The main point that Ed made is that situations like Lowe's, Aki's, JGP's, aren't going to happen in future. That's a bit of a "NZ" only problem, because those players need to reach such a high standard to be chosen by the All Blacks, were as a country like Ireland wants them a lot earlier like that. This is basically the 'ready in 3 years' concept Ireland relied on, versus the '5 years and they've left' concept' were that player is now ready to be chosen by the All Blacks (given a contract to play Super, ala SBW, and hopefully Manu).


The 'mercenary' thing that will take longer to expire, and which I was referring to, is the grandparents rule. The new kids coming through now aren't going to have as many gp born overseas, so the amount of players that can leave with a prospect of International rugby offer are going to drop dramatically at some point.
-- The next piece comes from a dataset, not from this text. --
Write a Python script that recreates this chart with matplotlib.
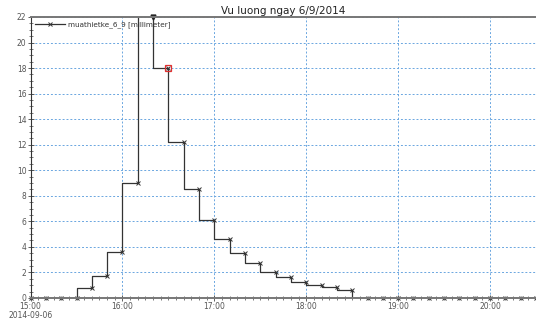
import matplotlib
matplotlib.use("Agg")
import matplotlib.pyplot as plt
import matplotlib.dates as mdates
from matplotlib.ticker import MultipleLocator, FixedFormatter
import numpy as np
import pandas as pd

# rainfall every 10 minutes, 2014-09-06 15:00 .. 20:30 (mm)
start = "2014-09-06 15:00"
n_points = 34
rain = [0, 0, 0, 0, 0.8, 1.7, 3.6, 9.0, 24.0, 18.0, 12.2, 8.5,
        6.1, 4.6, 3.5, 2.7, 2.0, 1.65, 1.25, 1.0, 0.85, 0.65,
        0, 0, 0, 0, 0, 0, 0, 0, 0, 0, 0, 0]
highlight_idx = 9  # red-boxed point
series_name = "muathietke_6_9 [millimeter]"
title = "Vu luong ngay 6/9/2014"
y_max = 22

times = pd.date_range(start, periods=n_points, freq="10min")
rain = np.array(rain)

fig = plt.figure(figsize=(5.36, 3.2), dpi=100)
ax = fig.add_axes([0.057, 0.069, 0.943, 0.878])

ax.plot(times, rain, drawstyle="steps-pre", color="#333333", lw=0.9,
        label=series_name, marker="x", ms=3, mew=0.7, markevery=[])
# markers drawn unclipped so the zero points sit on the bottom border
inside = rain <= y_max
ax.plot(times[inside], rain[inside], ls="none", color="#333333",
        marker="x", ms=3, mew=0.7, clip_on=False)

# off-scale points shown as a down arrow on the top border
over = rain > y_max
ax.plot(times[over], np.full(over.sum(), y_max), ls="none", marker="v",
        ms=3.5, color="#222222", clip_on=False)

# selected point
ax.plot(times[highlight_idx], rain[highlight_idx], ls="none", marker="s",
        ms=4.5, mfc="none", mec="#e03030", mew=0.9)

ax.set_xlim(times[0], pd.Timestamp("2014-09-06 20:30"))
ax.set_ylim(0, y_max)

ax.xaxis.set_major_locator(mdates.HourLocator())
ax.xaxis.set_minor_locator(mdates.MinuteLocator(byminute=range(0, 60, 5)))
hours = pd.date_range("2014-09-06 15:00", "2014-09-06 20:00", freq="1h")
labels = [h.strftime("%H:%M") for h in hours]
labels[0] = labels[0] + "\n" + hours[0].strftime("%Y-%m-%d")
ax.xaxis.set_major_formatter(FixedFormatter(labels))

ax.yaxis.set_major_locator(MultipleLocator(2))
ax.yaxis.set_minor_locator(MultipleLocator(0.5))

ax.tick_params(which="both", direction="inout", colors="#444444", labelsize=5.5,
               labelcolor="#555555", pad=1)
ax.tick_params(which="major", length=4, width=0.6)
ax.tick_params(which="minor", length=2.5, width=0.5)
fig.canvas.draw()
first = ax.get_xticklabels()[0]
first.set_multialignment("center")
first.set_linespacing(1.0)

ax.grid(True, which="major", color="#6aa6e0", ls=(0, (2, 2)), lw=0.7)

for s in ["top", "bottom"]:
    ax.spines[s].set_color("#777777")
    ax.spines[s].set_linewidth(1.4)
ax.spines["left"].set_color("#333333")
ax.spines["left"].set_linewidth(0.8)
ax.spines["right"].set_visible(False)

ax.set_title(title, fontsize=7.5, color="#222222", pad=2)
ax.legend(loc="upper left", frameon=False, fontsize=5.2, handlelength=4.2,
          borderaxespad=0.2, handletextpad=0.4, labelcolor="#333333")

fig.savefig("out.png", dpi=100)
All these kiwi fellas playing for a PI, is going to stop sadly.


The new era problem that will replace those old concerns is now French and Japanese clubs (doing the same as NRL teams have done for decades by) picking kids out of school. The problem here is not so much a national identity one, than it is a farm system where 9 in 10 players are left with nothing. A stunted education and no support in a foreign country (well they'll get kicked out of those countries were they don't in Australia).


It's the same sort of situation were NZ would be the big guy, but there weren't many downsides with it. The only one I can think was brought up but a poster on this site, I can't recall who it was, but he seemed to know a lot of kids coming from the Islands weren't really given the capability to fly back home during school xms holidays etc. That is probably something that should be fixed by the union. Otherwise getting someone like Fakatava over here for his last year of school definitely results in NZ being able to pick the cherries off the top but it also allows that player to develop and be able to represent Tonga and under age and possibly even later in his career. Where as a kid being taken from NZ is arguably going to be worse off in every respect other than perhaps money. Not going to develop as a person, not going to develop as a player as much, so I have a lotof sympathy for NZs case that I don't include them in that group but I certainly see where you're coming from and it encourages other countries to think they can do the same while not realising they're making a much worse experience/situation.